Beginning
with the building of a Methodist Episcopal home for the aged in New York
City in 1850, the churches accepted more responsibility for the elderly,
orphans, and the sick. The Evangelical Association
opened an orphanage at Flat Rock, Ohio, in 1868. Methodist
hospitals appeared in Philadelphia, Washington, and Brooklyn in the 1880s.
The United Brethren founded a home for older people at Mechanicsburg, Pennsylvania,
in the 1890s.
All
the activities just reviewed--worship, rules for personal living, Sunday
schools, youth groups, colleges, seminaries, publishing, foreign and domestic
missions, homes for the aged, orphanages, and hospitals--were aimed at
producing more and better Methodists, United Brethren, and Evangelicals.

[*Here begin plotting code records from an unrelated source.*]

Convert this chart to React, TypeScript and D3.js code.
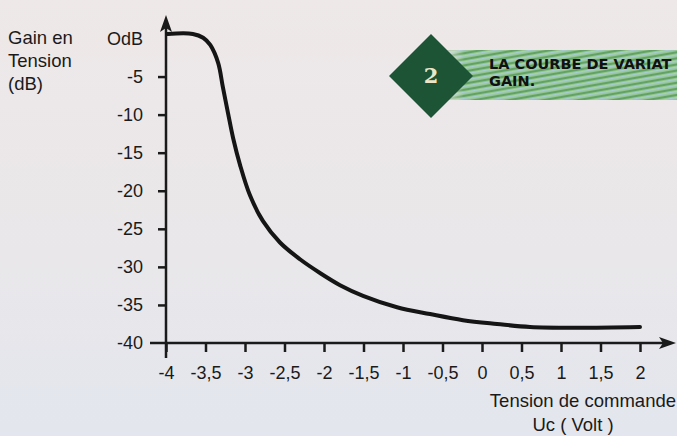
import React, { useEffect, useRef } from 'react'
import * as d3 from 'd3'

// control voltage Uc (V) and voltage gain (dB)
const ucValues = [-3.98, -3.66, -3.53, -3.44, -3.34, -3.28, -3.215, -3.15, -3.063, -2.937, -2.772, -2.557, -2.304, -2.051, -1.797, -1.506, -1.076, -0.658, -0.241, 0.19, 0.608, 1.2, 2.0]
const gainValues = [0.6, 0.6, 0.1, -0.85, -3.2, -6.4, -9.8, -13.1, -16.6, -20.6, -24.0, -26.8, -29.0, -30.8, -32.4, -33.8, -35.3, -36.2, -37.0, -37.5, -37.9, -38.0, -37.9]

const xTicks = [-4, -3.5, -3, -2.5, -2, -1.5, -1, -0.5, 0, 0.5, 1, 1.5, 2]
const yTicks = [0, -5, -10, -15, -20, -25, -30, -35, -40]

const yTitle = ['Gain en', 'Tension', '(dB)']
const xTitle = ['Tension de commande', 'Uc ( Volt )']
const badgeNumber = '2'
const badgeTitle = ['LA COURBE DE VARIAT', 'GAIN.']

const width = 677
const height = 436
const FONT = "'Liberation Sans', Arial, sans-serif"

export default function App() {
    const svgRef = useRef<SVGSVGElement | null>(null)

    useEffect(() => {
        const svg = d3.select(svgRef.current)
        svg.selectAll('*').remove()

        const x = d3.scaleLinear().domain([-4, 2]).range([166, 640])
        const y = d3.scaleLinear().domain([-40, 0]).range([343, 38.5])

        const defs = svg.append('defs')

        // paper background
        const bg = defs.append('linearGradient').attr('id', 'paper').attr('x1', 0).attr('y1', 0).attr('x2', 0).attr('y2', 1)
        bg.append('stop').attr('offset', '0%').attr('stop-color', '#eee8e8')
        bg.append('stop').attr('offset', '60%').attr('stop-color', '#e9e7ea')
        bg.append('stop').attr('offset', '100%').attr('stop-color', '#e3e6ee')
        svg.append('rect').attr('width', width).attr('height', height).attr('fill', 'url(#paper)')

        // striped banner pattern
        const pat = defs
            .append('pattern')
            .attr('id', 'stripes')
            .attr('patternUnits', 'userSpaceOnUse')
            .attr('width', 6)
            .attr('height', 6)
            .attr('patternTransform', 'rotate(-10)')
        pat.append('rect').attr('width', 6).attr('height', 6).attr('fill', '#93c68a')
        pat.append('rect').attr('y', 0).attr('width', 6).attr('height', 2).attr('fill', '#62a266')
        pat.append('rect').attr('y', 3).attr('width', 6).attr('height', 1.5).attr('fill', '#a7ccd2')

        const fade = defs.append('linearGradient').attr('id', 'fade').attr('x1', 0).attr('x2', 1)
        fade.append('stop').attr('offset', '0%').attr('stop-color', 'white').attr('stop-opacity', 0)
        fade.append('stop').attr('offset', '10%').attr('stop-color', 'white').attr('stop-opacity', 1)
        const mask = defs.append('mask').attr('id', 'bannerMask')
        mask.append('rect').attr('x', 440).attr('y', 50).attr('width', 240).attr('height', 50).attr('fill', 'url(#fade)')

        svg.append('rect')
            .attr('x', 440)
            .attr('y', 50)
            .attr('width', 240)
            .attr('height', 50)
            .attr('fill', 'url(#stripes)')
            .attr('mask', 'url(#bannerMask)')

        // diamond badge
        const cx = 431
        const cy = 76
        svg.append('path')
            .attr('d', `M${cx},${cy - 42}L${cx + 42},${cy}L${cx},${cy + 42}L${cx - 42},${cy}Z`)
            .attr('fill', '#1e5436')
        svg.append('text')
            .attr('x', cx)
            .attr('y', cy + 7)
            .attr('text-anchor', 'middle')
            .attr('font-family', "'DejaVu Serif', serif")
            .attr('font-weight', 'bold')
            .attr('font-size', 21)
            .attr('fill', '#ece6c8')
            .text(badgeNumber)

        svg.append('g')
            .selectAll('text')
            .data(badgeTitle)
            .join('text')
            .attr('x', 489)
            .attr('y', (_, i) => 69 + i * 17)
            .attr('font-family', "'DejaVu Sans', sans-serif")
            .attr('font-weight', 'bold')
            .attr('font-size', 14.5)
            .attr('fill', '#111')
            .text((d) => d)

        const ink = '#1a1a1a'

        // Y axis ticks and labels
        const yAxis = svg
            .append('g')
            .attr('transform', `translate(${x(-4)},0)`)
            .call(
                d3
                    .axisLeft(y)
                    .tickValues(yTicks)
                    .tickSize(8)
                    .tickPadding(15)
                    .tickFormat((d) => (d === 0 ? 'OdB' : String(d)))
            )
        yAxis.select('.domain').remove()
        yAxis.selectAll('.tick line')
            .attr('stroke', ink)
            .attr('stroke-width', 2.5)
            .filter((d) => d === 0 || d === -40)
            .remove()
        yAxis.selectAll('text').attr('font-family', FONT).attr('font-size', 18).attr('fill', ink)

        // X axis ticks and labels
        const xAxis = svg
            .append('g')
            .attr('transform', `translate(0,${y(-40)})`)
            .call(
                d3
                    .axisBottom(x)
                    .tickValues(xTicks)
                    .tickSize(9)
                    .tickPadding(14)
                    .tickFormat((d) => String(d).replace('.', ','))
            )
        xAxis.select('.domain').remove()
        xAxis.selectAll('.tick line').attr('stroke', ink).attr('stroke-width', 2.5)
        xAxis.selectAll('text').attr('font-family', FONT).attr('font-size', 18).attr('fill', ink)

        // axis lines with arrow heads
        svg.append('line')
            .attr('x1', x(-4))
            .attr('x2', x(-4))
            .attr('y1', 358)
            .attr('y2', 26)
            .attr('stroke', ink)
            .attr('stroke-width', 2.5)
        svg.append('path')
            .attr('d', `M${x(-4)},15L${x(-4) + 6},32L${x(-4)},28L${x(-4) - 6},32Z`)
            .attr('fill', ink)
        svg.append('line')
            .attr('x1', 150)
            .attr('x2', 666)
            .attr('y1', y(-40))
            .attr('y2', y(-40))
            .attr('stroke', ink)
            .attr('stroke-width', 2.5)
        svg.append('path')
            .attr('d', `M676,${y(-40)}L659,${y(-40) - 6}L663,${y(-40)}L659,${y(-40) + 6}Z`)
            .attr('fill', ink)

        // gain curve
        const data = ucValues.map((u, i) => ({ u, g: gainValues[i] }))
        svg.append('path')
            .datum(data)
            .attr('fill', 'none')
            .attr('stroke', '#151515')
            .attr('stroke-width', 4)
            .attr('stroke-linecap', 'round')
            .attr(
                'd',
                d3
                    .line<{ u: number; g: number }>()
                    .x((d) => x(d.u))
                    .y((d) => y(d.g))
                    .curve(d3.curveCatmullRom.alpha(0.5))
            )

        // titles
        svg.append('g')
            .selectAll('text')
            .data(yTitle)
            .join('text')
            .attr('x', 8)
            .attr('y', (_, i) => 44 + i * 23)
            .attr('font-family', FONT)
            .attr('font-size', 18.5)
            .attr('fill', ink)
            .text((d) => d)

        svg.append('text')
            .attr('x', 676)
            .attr('y', 407)
            .attr('text-anchor', 'end')
            .attr('font-family', FONT)
            .attr('font-size', 18.5)
            .attr('fill', ink)
            .text(xTitle[0])
        svg.append('text')
            .attr('x', 573)
            .attr('y', 431)
            .attr('text-anchor', 'middle')
            .attr('font-family', FONT)
            .attr('font-size', 18.5)
            .attr('fill', ink)
            .text(xTitle[1])
    }, [])

    return (
        <svg
            ref={svgRef}
            width={width}
            height={height}
            style={{ position: 'absolute', left: 0, top: 0, display: 'block' }}
        />
    )
}
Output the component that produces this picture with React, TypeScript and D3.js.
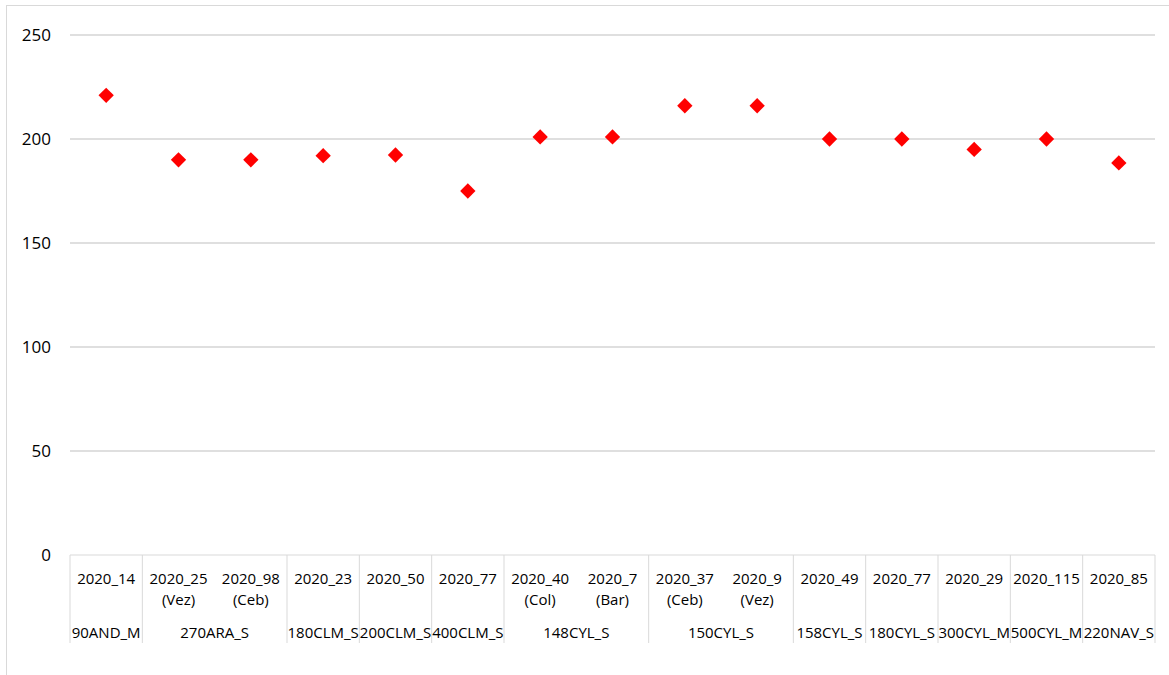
import React from "react";
import * as d3 from "d3";

const codes = ["2020_14", "2020_25", "2020_98", "2020_23", "2020_50", "2020_77", "2020_40", "2020_7", "2020_37", "2020_9", "2020_49", "2020_77", "2020_29", "2020_115", "2020_85"];
const subLabels = ["", "(Vez)", "(Ceb)", "", "", "", "(Col)", "(Bar)", "(Ceb)", "(Vez)", "", "", "", "", ""];
const groups = ["90AND_M", "270ARA_S", "270ARA_S", "180CLM_S", "200CLM_S", "400CLM_S", "148CYL_S", "148CYL_S", "150CYL_S", "150CYL_S", "158CYL_S", "180CYL_S", "300CYL_M", "500CYL_M", "220NAV_S"];
const values = [221, 190, 190, 192, 192.3, 175, 201, 201, 216, 216, 200, 200, 195, 200, 188.5];
const yTicks = [0, 50, 100, 150, 200, 250];

const W = 1169, H = 675;
const left = 70, right = 1155, top = 35, bottom = 555;
const font = "'Open Sans', 'Liberation Sans', sans-serif";

export default function App() {
  const idx = d3.range(codes.length);
  const x = d3.scaleBand<number>().domain(idx).range([left, right]).padding(0);
  const y = d3.scaleLinear().domain([0, 250]).range([bottom, top]);

  // group spans
  const spans: { name: string; start: number; end: number }[] = [];
  groups.forEach((g, i) => {
    const last = spans[spans.length - 1];
    if (last && last.name === g) last.end = i;
    else spans.push({ name: g, start: i, end: i });
  });
  const bw = x.bandwidth();
  const diamond = d3.symbol().type(d3.symbolDiamond2).size(150)();

  return (
    <svg width={W} height={H} style={{ position: "absolute", left: 0, top: 0, background: "#fff" }}>
      <rect x={6.5} y={5.5} width={W + 10} height={H + 10} fill="none" stroke="#d9d9d9" />
      {yTicks.map((t) => (
        <g key={t}>
          {t > 0 && <line x1={left} x2={right} y1={y(t)} y2={y(t)} stroke="#bfbfbf" strokeWidth={1} />}
          <text x={51} y={y(t)} dy="0.35em" textAnchor="end" fontFamily={font} fontSize={17} fill="#000">{t}</text>
        </g>
      ))}
      <line x1={left} x2={right} y1={bottom} y2={bottom} stroke="#d9d9d9" />
      {spans.map((s, k) => (
        <line key={"l" + k} x1={x(s.start)!} x2={x(s.start)!} y1={bottom} y2={643} stroke="#d9d9d9" />
      ))}
      <line x1={right} x2={right} y1={bottom} y2={643} stroke="#d9d9d9" />
      {idx.map((i) => (
        <g key={"c" + i}>
          <text x={x(i)! + bw / 2} y={579} dy="0.35em" textAnchor="middle" fontFamily={font} fontSize={15} fill="#000">{codes[i]}</text>
          {subLabels[i] && (
            <text x={x(i)! + bw / 2} y={600} dy="0.35em" textAnchor="middle" fontFamily={font} fontSize={15} fill="#000">{subLabels[i]}</text>
          )}
        </g>
      ))}
      {spans.map((s, k) => (
        <text key={"g" + k} x={(x(s.start)! + x(s.end)! + bw) / 2} y={633} dy="0.35em" textAnchor="middle" fontFamily={font} fontSize={15} fill="#000">{s.name}</text>
      ))}
      {values.map((v, i) => (
        <path key={"p" + i} d={diamond!} transform={`translate(${x(i)! + bw / 2},${y(v)})`} fill="#ff0000" />
      ))}
    </svg>
  );
}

It is hard to say whether they were better. One church leader speaking
in 1900 said, "It is a serious question whether the membership, recruited
largely from the Sunday School, possesses as discriminative and sturdy
a faith as formerly." There was no doubt, however, about more.
In 1860 the churches that now compose The United Methodist Church claimed
5.73 percent of the United States population (1.8 million); the percentage
in 1910 was 6.04 (5.6 million). But all had not been placid on the way
to statistical success. There had been battles over votes for the laity,
ordination for women, and the holiness of born-again Christians.